Your copy of the material must match it exactly, except that pictures are dropped.
-- Begin Data excerpt --
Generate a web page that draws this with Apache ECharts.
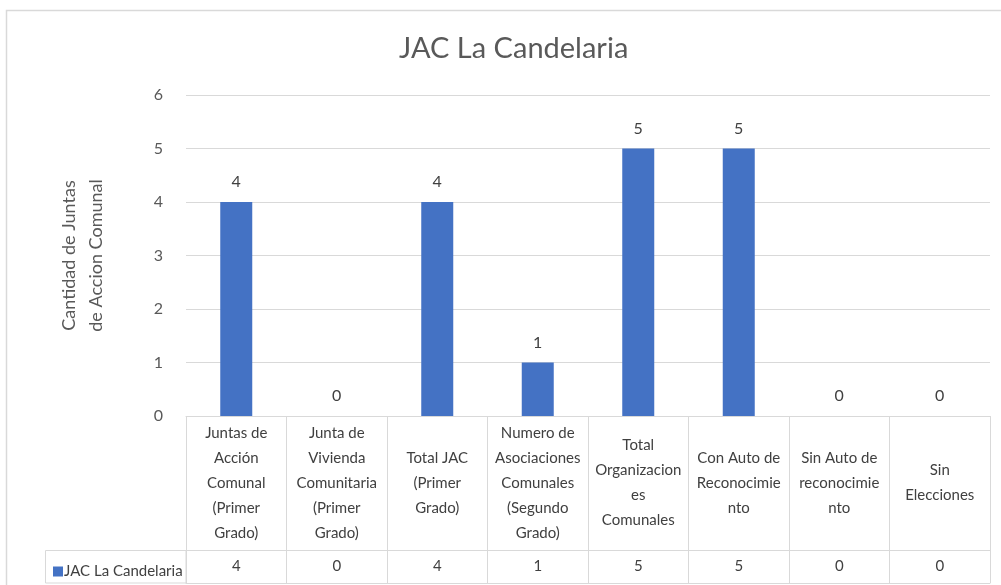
<!DOCTYPE html>
<html>
<head>
<meta charset="utf-8">
<script src="https://cdn.jsdelivr.net/npm/echarts@6/dist/echarts.min.js"></script>
<style>
  html, body { margin: 0; padding: 0; background: #fff; }
  #chart { width: 1001px; height: 585px; }
</style>
</head>
<body>
<div id="chart"></div>
<script>
// datos del grafico
const categorias = [
  "Juntas de\nAcción\nComunal\n(Primer\nGrado)",
  "Junta de\nVivienda\nComunitaria\n(Primer\nGrado)",
  "Total JAC\n(Primer\nGrado)",
  "Numero de\nAsociaciones\nComunales\n(Segundo\nGrado)",
  "Total\nOrganizacion\nes\nComunales",
  "Con Auto de\nReconocimie\nnto",
  "Sin Auto de\nreconocimie\nnto",
  "Sin\nElecciones"
];
const valores = [4, 0, 4, 1, 5, 5, 0, 0];
const serieNombre = "JAC La Candelaria";
const yTicks = [0, 1, 2, 3, 4, 5, 6];

const fuente = "Lato, 'Open Sans', sans-serif";
const gris = "#d9d9d9";

const chart = echarts.init(document.getElementById("chart"));

const option = {
  animation: false,
  title: {
    text: "JAC La Candelaria",
    left: 394,
    top: 29,
    textStyle: { color: "#595959", fontFamily: fuente, fontSize: 29, fontWeight: "normal" }
  },
  legend: {
    data: [serieNombre],
    left: 48,
    top: 559,
    icon: "rect",
    itemWidth: 10,
    itemHeight: 10,
    itemGap: 2,
    textStyle: { color: "#404040", fontFamily: fuente, fontSize: 15, padding: [0, 0, 0, -4] }
  },
  grid: { left: 186, right: 11, top: 95, bottom: 169 },
  graphic: [
    {
      type: "rect",
      shape: { x: 6.5, y: 10.5, width: 1010, height: 600 },
      style: { fill: null, stroke: gris, lineWidth: 1.5 },
      silent: true
    },
    {
      type: "rect",
      shape: { x: 45.5, y: 550.5, width: 140.5, height: 32.5 },
      style: { fill: null, stroke: gris, lineWidth: 1 },
      silent: true
    }
  ],
  xAxis: [
    {
      type: "category",
      data: categorias,
      axisLine: { show: true, lineStyle: { color: gris } },
      axisTick: { show: true, interval: 0, length: 167, lineStyle: { color: gris } },
      axisLabel: {
        interval: 0,
        margin: 67,
        verticalAlign: "middle",
        color: "#404040",
        fontFamily: fuente,
        fontSize: 15,
        lineHeight: 25
      }
    },
    {
      type: "category",
      data: categorias,
      position: "bottom",
      offset: 134,
      axisLine: { show: true, lineStyle: { color: gris } },
      axisTick: { show: false },
      axisLabel: {
        interval: 0,
        margin: 16,
        verticalAlign: "middle",
        color: "#404040",
        fontFamily: fuente,
        fontSize: 15,
        formatter: function (v, i) { return String(valores[i]); }
      }
    },
    {
      type: "category",
      data: categorias,
      position: "bottom",
      offset: 167,
      axisLine: { show: true, lineStyle: { color: gris } },
      axisTick: { show: false },
      axisLabel: { show: false }
    }
  ],
  yAxis: {
    type: "value",
    min: yTicks[0],
    max: yTicks[yTicks.length - 1],
    interval: 1,
    name: "Cantidad de Juntas\nde Accion Comunal",
    nameLocation: "middle",
    nameGap: 76,
    nameTextStyle: { color: "#595959", fontFamily: fuente, fontSize: 18, lineHeight: 27 },
    axisLine: { show: false },
    axisTick: { show: false },
    axisLabel: { color: "#595959", fontFamily: fuente, fontSize: 16, margin: 23 },
    splitLine: { show: true, lineStyle: { color: gris } }
  },
  series: [
    {
      name: serieNombre,
      type: "bar",
      xAxisIndex: 0,
      data: valores,
      barWidth: 32,
      itemStyle: { color: "#4472c4" },
      label: {
        show: true,
        position: "top",
        distance: 12,
        color: "#404040",
        fontFamily: fuente,
        fontSize: 16
      }
    }
  ]
};

chart.setOption(option);
</script>
</body>
</html>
-- End Data excerpt --
[Result for this exercise]
Generate a web page that draws this with Apache ECharts.
<!DOCTYPE html>
<html>
<head>
<meta charset="utf-8">
<script src="https://cdn.jsdelivr.net/npm/echarts@6/dist/echarts.min.js"></script>
<style>
  html, body { margin: 0; padding: 0; background: #fff; }
  #chart { width: 1001px; height: 585px; }
</style>
</head>
<body>
<div id="chart"></div>
<script>
// datos del grafico
const categorias = [
  "Juntas de\nAcción\nComunal\n(Primer\nGrado)",
  "Junta de\nVivienda\nComunitaria\n(Primer\nGrado)",
  "Total JAC\n(Primer\nGrado)",
  "Numero de\nAsociaciones\nComunales\n(Segundo\nGrado)",
  "Total\nOrganizacion\nes\nComunales",
  "Con Auto de\nReconocimie\nnto",
  "Sin Auto de\nreconocimie\nnto",
  "Sin\nElecciones"
];
const valores = [4, 0, 4, 1, 5, 5, 0, 0];
const serieNombre = "JAC La Candelaria";
const yTicks = [0, 1, 2, 3, 4, 5, 6];

const fuente = "Lato, 'Open Sans', sans-serif";
const gris = "#d9d9d9";

const chart = echarts.init(document.getElementById("chart"));

const option = {
  animation: false,
  title: {
    text: "JAC La Candelaria",
    left: 394,
    top: 29,
    textStyle: { color: "#595959", fontFamily: fuente, fontSize: 29, fontWeight: "normal" }
  },
  legend: {
    data: [serieNombre],
    left: 48,
    top: 559,
    icon: "rect",
    itemWidth: 10,
    itemHeight: 10,
    itemGap: 2,
    textStyle: { color: "#404040", fontFamily: fuente, fontSize: 15, padding: [0, 0, 0, -4] }
  },
  grid: { left: 186, right: 11, top: 95, bottom: 169 },
  graphic: [
    {
      type: "rect",
      shape: { x: 6.5, y: 10.5, width: 1010, height: 600 },
      style: { fill: null, stroke: gris, lineWidth: 1.5 },
      silent: true
    },
    {
      type: "rect",
      shape: { x: 45.5, y: 550.5, width: 140.5, height: 32.5 },
      style: { fill: null, stroke: gris, lineWidth: 1 },
      silent: true
    }
  ],
  xAxis: [
    {
      type: "category",
      data: categorias,
      axisLine: { show: true, lineStyle: { color: gris } },
      axisTick: { show: true, interval: 0, length: 167, lineStyle: { color: gris } },
      axisLabel: {
        interval: 0,
        margin: 67,
        verticalAlign: "middle",
        color: "#404040",
        fontFamily: fuente,
        fontSize: 15,
        lineHeight: 25
      }
    },
    {
      type: "category",
      data: categorias,
      position: "bottom",
      offset: 134,
      axisLine: { show: true, lineStyle: { color: gris } },
      axisTick: { show: false },
      axisLabel: {
        interval: 0,
        margin: 16,
        verticalAlign: "middle",
        color: "#404040",
        fontFamily: fuente,
        fontSize: 15,
        formatter: function (v, i) { return String(valores[i]); }
      }
    },
    {
      type: "category",
      data: categorias,
      position: "bottom",
      offset: 167,
      axisLine: { show: true, lineStyle: { color: gris } },
      axisTick: { show: false },
      axisLabel: { show: false }
    }
  ],
  yAxis: {
    type: "value",
    min: yTicks[0],
    max: yTicks[yTicks.length - 1],
    interval: 1,
    name: "Cantidad de Juntas\nde Accion Comunal",
    nameLocation: "middle",
    nameGap: 76,
    nameTextStyle: { color: "#595959", fontFamily: fuente, fontSize: 18, lineHeight: 27 },
    axisLine: { show: false },
    axisTick: { show: false },
    axisLabel: { color: "#595959", fontFamily: fuente, fontSize: 16, margin: 23 },
    splitLine: { show: true, lineStyle: { color: gris } }
  },
  series: [
    {
      name: serieNombre,
      type: "bar",
      xAxisIndex: 0,
      data: valores,
      barWidth: 32,
      itemStyle: { color: "#4472c4" },
      label: {
        show: true,
        position: "top",
        distance: 12,
        color: "#404040",
        fontFamily: fuente,
        fontSize: 16
      }
    }
  ]
};

chart.setOption(option);
</script>
</body>
</html>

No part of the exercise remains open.